- **Source data**:
= = = =
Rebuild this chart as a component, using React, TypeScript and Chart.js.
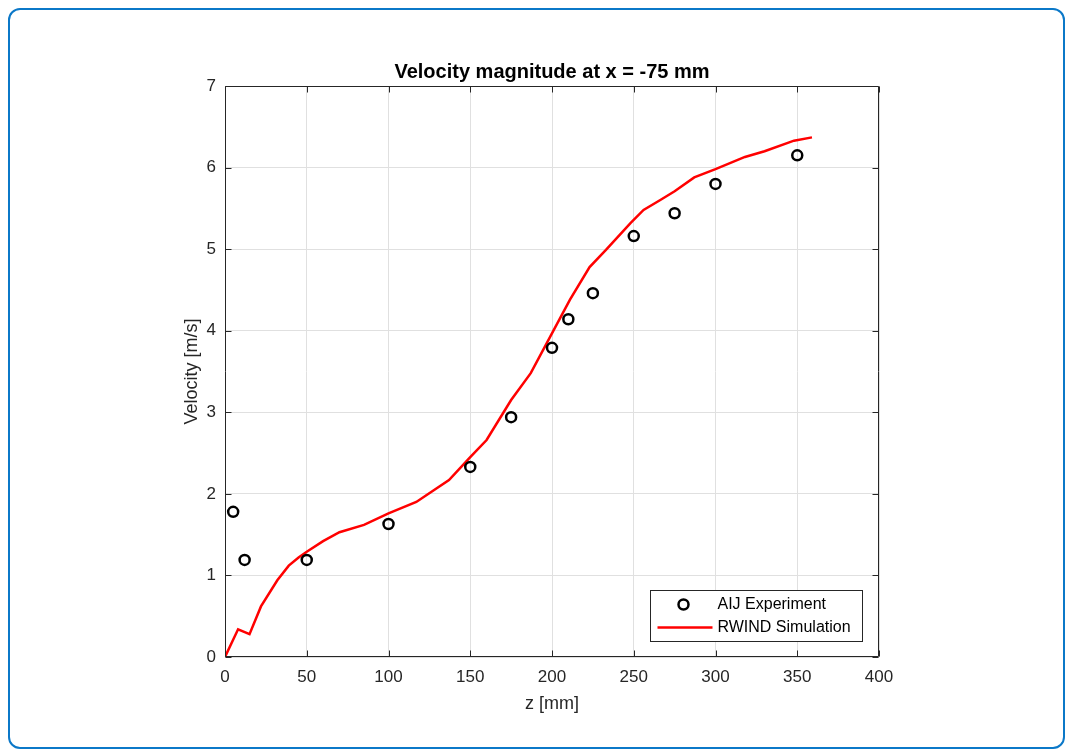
import React, { useEffect, useRef } from "react";
import { Chart, registerables } from "chart.js";

Chart.register(...registerables);

const TITLE = "Velocity magnitude at x = -75 mm";
const X_LABEL = "z [mm]";
const Y_LABEL = "Velocity [m/s]";

const expZ = [5, 12, 50, 100, 150, 175, 200, 210, 225, 250, 275, 300, 350];
const expV = [1.78, 1.19, 1.19, 1.63, 2.33, 2.94, 3.79, 4.14, 4.46, 5.16, 5.44, 5.8, 6.15];

const simZ = [0, 8, 15, 22, 32, 39, 45, 50, 60, 70, 85, 100, 117, 137, 150, 160, 175, 187, 199, 211, 223, 233, 248, 256, 266, 275, 287, 300, 318, 330, 348, 359];
const simV = [0, 0.34, 0.28, 0.62, 0.94, 1.12, 1.22, 1.29, 1.42, 1.53, 1.62, 1.76, 1.9, 2.17, 2.45, 2.66, 3.15, 3.48, 3.93, 4.38, 4.78, 4.99, 5.32, 5.48, 5.6, 5.71, 5.88, 5.98, 6.13, 6.2, 6.33, 6.37];

const seriesNames = ["AIJ Experiment", "RWIND Simulation"];

const FONT = "'Liberation Sans', Arial, Helvetica, sans-serif";
const AXIS_COLOR = "#262626";

const boxPlugin = {
  id: "matlabBox",
  afterDraw(chart: any) {
    const { ctx, chartArea } = chart;
    const { left, right, top, bottom } = chartArea;
    const xs = chart.scales.x;
    const ys = chart.scales.y;
    ctx.save();
    ctx.strokeStyle = AXIS_COLOR;
    ctx.lineWidth = 1;
    const L = Math.round(left) + 0.5;
    const R = Math.round(right) - 0.5;
    const T = Math.round(top) + 0.5;
    const B = Math.round(bottom) - 0.5;
    ctx.beginPath();
    ctx.rect(L, T, R - L, B - T);
    ctx.stroke();
    const tl = 6;
    ctx.beginPath();
    xs.ticks.forEach((t: any) => {
      const px = Math.round(xs.getPixelForValue(t.value)) + 0.5;
      ctx.moveTo(px, B);
      ctx.lineTo(px, B - tl);
      ctx.moveTo(px, T);
      ctx.lineTo(px, T + tl);
    });
    ys.ticks.forEach((t: any) => {
      const py = Math.round(ys.getPixelForValue(t.value)) + 0.5;
      ctx.moveTo(L, py);
      ctx.lineTo(L + tl, py);
      ctx.moveTo(R, py);
      ctx.lineTo(R - tl, py);
    });
    ctx.stroke();

    // title
    ctx.fillStyle = "#000";
    ctx.font = `bold 20px ${FONT}`;
    ctx.textAlign = "center";
    ctx.textBaseline = "middle";
    ctx.fillText(TITLE, (left + right) / 2, top - 14);

    // legend
    const lw = 212;
    const lh = 51;
    const lx = Math.round(right) - 229 + 0.5;
    const ly = Math.round(bottom) - 67 + 0.5;
    ctx.fillStyle = "#fff";
    ctx.fillRect(lx, ly, lw, lh);
    ctx.strokeStyle = AXIS_COLOR;
    ctx.lineWidth = 1;
    ctx.strokeRect(lx, ly, lw, lh);
    const ds = chart.data.datasets;
    ctx.beginPath();
    ctx.strokeStyle = ds[0].borderColor;
    ctx.lineWidth = ds[0].borderWidth;
    ctx.arc(lx + 33, ly + 14, ds[0].pointRadius, 0, Math.PI * 2);
    ctx.stroke();
    ctx.beginPath();
    ctx.strokeStyle = ds[1].borderColor;
    ctx.lineWidth = ds[1].borderWidth;
    ctx.moveTo(lx + 7, ly + 37);
    ctx.lineTo(lx + 62, ly + 37);
    ctx.stroke();
    ctx.fillStyle = "#000";
    ctx.font = `16px ${FONT}`;
    ctx.textAlign = "left";
    ctx.textBaseline = "middle";
    ctx.fillText(ds[0].label, lx + 67, ly + 14);
    ctx.fillText(ds[1].label, lx + 67, ly + 37);
    ctx.restore();
  },
};

export default function App() {
  const ref = useRef<HTMLCanvasElement | null>(null);
  useEffect(() => {
    if (!ref.current) return;
    const chart = new Chart(ref.current, {
      type: "scatter",
      data: {
        datasets: [
          {
            label: seriesNames[0],
            data: expZ.map((z, i) => ({ x: z, y: expV[i] })),
            showLine: false,
            pointRadius: 5,
            pointHoverRadius: 5,
            borderColor: "#000000",
            backgroundColor: "rgba(0,0,0,0)",
            borderWidth: 2.5,
            order: 0,
          },
          {
            label: seriesNames[1],
            data: simZ.map((z, i) => ({ x: z, y: simV[i] })),
            showLine: true,
            pointRadius: 0,
            borderColor: "#ff0000",
            backgroundColor: "#ff0000",
            borderWidth: 2.5,
            tension: 0,
            order: 1,
          },
        ],
      },
      options: {
        responsive: false,
        animation: false,
        layout: { padding: { left: 165, right: 184, top: 76, bottom: 30 } },
        plugins: {
          legend: { display: false },
          title: { display: false },
          tooltip: { enabled: false },
        },
        scales: {
          x: {
            type: "linear",
            min: 0,
            max: 400,
            ticks: {
              stepSize: 50,
              padding: 10,
              color: AXIS_COLOR,
              font: { family: FONT, size: 17 },
              maxRotation: 0,
            },
            grid: { color: "#e0e0e0", drawTicks: false },
            border: { display: false },
            title: {
              display: true,
              text: X_LABEL,
              color: AXIS_COLOR,
              font: { family: FONT, size: 18 },
              padding: { top: 0, bottom: 2 },
            },
            afterFit(scale: any) {
              scale.height = 60;
            },
          },
          y: {
            type: "linear",
            min: 0,
            max: 7,
            ticks: {
              stepSize: 1,
              padding: 9,
              color: AXIS_COLOR,
              font: { family: FONT, size: 17 },
            },
            grid: { color: "#e0e0e0", drawTicks: false },
            border: { display: false },
            title: {
              display: true,
              text: Y_LABEL,
              color: AXIS_COLOR,
              font: { family: FONT, size: 18 },
              padding: { top: 6, bottom: 0 },
            },
            afterFit(scale: any) {
              scale.width = 50;
            },
          },
        },
      },
      plugins: [boxPlugin],
    });
    return () => chart.destroy();
  }, []);

  return (
    <div
      style={{
        position: "fixed",
        left: 8,
        top: 8,
        width: 1057,
        height: 741,
        border: "2px solid #0b78c8",
        borderRadius: 12,
        boxSizing: "border-box",
        background: "#fff",
      }}
    >
      <canvas
        ref={ref}
        width={1053}
        height={737}
        style={{ position: "absolute", left: 0, top: 0, display: "block" }}
      />
    </div>
  );
}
= = = =
- **Exercise objective**:
Copy the material above exactly and drop the pictures.

- **Task solution**:
Rebuild this chart as a component, using React, TypeScript and Chart.js.
import React, { useEffect, useRef } from "react";
import { Chart, registerables } from "chart.js";

Chart.register(...registerables);

const TITLE = "Velocity magnitude at x = -75 mm";
const X_LABEL = "z [mm]";
const Y_LABEL = "Velocity [m/s]";

const expZ = [5, 12, 50, 100, 150, 175, 200, 210, 225, 250, 275, 300, 350];
const expV = [1.78, 1.19, 1.19, 1.63, 2.33, 2.94, 3.79, 4.14, 4.46, 5.16, 5.44, 5.8, 6.15];

const simZ = [0, 8, 15, 22, 32, 39, 45, 50, 60, 70, 85, 100, 117, 137, 150, 160, 175, 187, 199, 211, 223, 233, 248, 256, 266, 275, 287, 300, 318, 330, 348, 359];
const simV = [0, 0.34, 0.28, 0.62, 0.94, 1.12, 1.22, 1.29, 1.42, 1.53, 1.62, 1.76, 1.9, 2.17, 2.45, 2.66, 3.15, 3.48, 3.93, 4.38, 4.78, 4.99, 5.32, 5.48, 5.6, 5.71, 5.88, 5.98, 6.13, 6.2, 6.33, 6.37];

const seriesNames = ["AIJ Experiment", "RWIND Simulation"];

const FONT = "'Liberation Sans', Arial, Helvetica, sans-serif";
const AXIS_COLOR = "#262626";

const boxPlugin = {
  id: "matlabBox",
  afterDraw(chart: any) {
    const { ctx, chartArea } = chart;
    const { left, right, top, bottom } = chartArea;
    const xs = chart.scales.x;
    const ys = chart.scales.y;
    ctx.save();
    ctx.strokeStyle = AXIS_COLOR;
    ctx.lineWidth = 1;
    const L = Math.round(left) + 0.5;
    const R = Math.round(right) - 0.5;
    const T = Math.round(top) + 0.5;
    const B = Math.round(bottom) - 0.5;
    ctx.beginPath();
    ctx.rect(L, T, R - L, B - T);
    ctx.stroke();
    const tl = 6;
    ctx.beginPath();
    xs.ticks.forEach((t: any) => {
      const px = Math.round(xs.getPixelForValue(t.value)) + 0.5;
      ctx.moveTo(px, B);
      ctx.lineTo(px, B - tl);
      ctx.moveTo(px, T);
      ctx.lineTo(px, T + tl);
    });
    ys.ticks.forEach((t: any) => {
      const py = Math.round(ys.getPixelForValue(t.value)) + 0.5;
      ctx.moveTo(L, py);
      ctx.lineTo(L + tl, py);
      ctx.moveTo(R, py);
      ctx.lineTo(R - tl, py);
    });
    ctx.stroke();

    // title
    ctx.fillStyle = "#000";
    ctx.font = `bold 20px ${FONT}`;
    ctx.textAlign = "center";
    ctx.textBaseline = "middle";
    ctx.fillText(TITLE, (left + right) / 2, top - 14);

    // legend
    const lw = 212;
    const lh = 51;
    const lx = Math.round(right) - 229 + 0.5;
    const ly = Math.round(bottom) - 67 + 0.5;
    ctx.fillStyle = "#fff";
    ctx.fillRect(lx, ly, lw, lh);
    ctx.strokeStyle = AXIS_COLOR;
    ctx.lineWidth = 1;
    ctx.strokeRect(lx, ly, lw, lh);
    const ds = chart.data.datasets;
    ctx.beginPath();
    ctx.strokeStyle = ds[0].borderColor;
    ctx.lineWidth = ds[0].borderWidth;
    ctx.arc(lx + 33, ly + 14, ds[0].pointRadius, 0, Math.PI * 2);
    ctx.stroke();
    ctx.beginPath();
    ctx.strokeStyle = ds[1].borderColor;
    ctx.lineWidth = ds[1].borderWidth;
    ctx.moveTo(lx + 7, ly + 37);
    ctx.lineTo(lx + 62, ly + 37);
    ctx.stroke();
    ctx.fillStyle = "#000";
    ctx.font = `16px ${FONT}`;
    ctx.textAlign = "left";
    ctx.textBaseline = "middle";
    ctx.fillText(ds[0].label, lx + 67, ly + 14);
    ctx.fillText(ds[1].label, lx + 67, ly + 37);
    ctx.restore();
  },
};

export default function App() {
  const ref = useRef<HTMLCanvasElement | null>(null);
  useEffect(() => {
    if (!ref.current) return;
    const chart = new Chart(ref.current, {
      type: "scatter",
      data: {
        datasets: [
          {
            label: seriesNames[0],
            data: expZ.map((z, i) => ({ x: z, y: expV[i] })),
            showLine: false,
            pointRadius: 5,
            pointHoverRadius: 5,
            borderColor: "#000000",
            backgroundColor: "rgba(0,0,0,0)",
            borderWidth: 2.5,
            order: 0,
          },
          {
            label: seriesNames[1],
            data: simZ.map((z, i) => ({ x: z, y: simV[i] })),
            showLine: true,
            pointRadius: 0,
            borderColor: "#ff0000",
            backgroundColor: "#ff0000",
            borderWidth: 2.5,
            tension: 0,
            order: 1,
          },
        ],
      },
      options: {
        responsive: false,
        animation: false,
        layout: { padding: { left: 165, right: 184, top: 76, bottom: 30 } },
        plugins: {
          legend: { display: false },
          title: { display: false },
          tooltip: { enabled: false },
        },
        scales: {
          x: {
            type: "linear",
            min: 0,
            max: 400,
            ticks: {
              stepSize: 50,
              padding: 10,
              color: AXIS_COLOR,
              font: { family: FONT, size: 17 },
              maxRotation: 0,
            },
            grid: { color: "#e0e0e0", drawTicks: false },
            border: { display: false },
            title: {
              display: true,
              text: X_LABEL,
              color: AXIS_COLOR,
              font: { family: FONT, size: 18 },
              padding: { top: 0, bottom: 2 },
            },
            afterFit(scale: any) {
              scale.height = 60;
            },
          },
          y: {
            type: "linear",
            min: 0,
            max: 7,
            ticks: {
              stepSize: 1,
              padding: 9,
              color: AXIS_COLOR,
              font: { family: FONT, size: 17 },
            },
            grid: { color: "#e0e0e0", drawTicks: false },
            border: { display: false },
            title: {
              display: true,
              text: Y_LABEL,
              color: AXIS_COLOR,
              font: { family: FONT, size: 18 },
              padding: { top: 6, bottom: 0 },
            },
            afterFit(scale: any) {
              scale.width = 50;
            },
          },
        },
      },
      plugins: [boxPlugin],
    });
    return () => chart.destroy();
  }, []);

  return (
    <div
      style={{
        position: "fixed",
        left: 8,
        top: 8,
        width: 1057,
        height: 741,
        border: "2px solid #0b78c8",
        borderRadius: 12,
        boxSizing: "border-box",
        background: "#fff",
      }}
    >
      <canvas
        ref={ref}
        width={1053}
        height={737}
        style={{ position: "absolute", left: 0, top: 0, display: "block" }}
      />
    </div>
  );
}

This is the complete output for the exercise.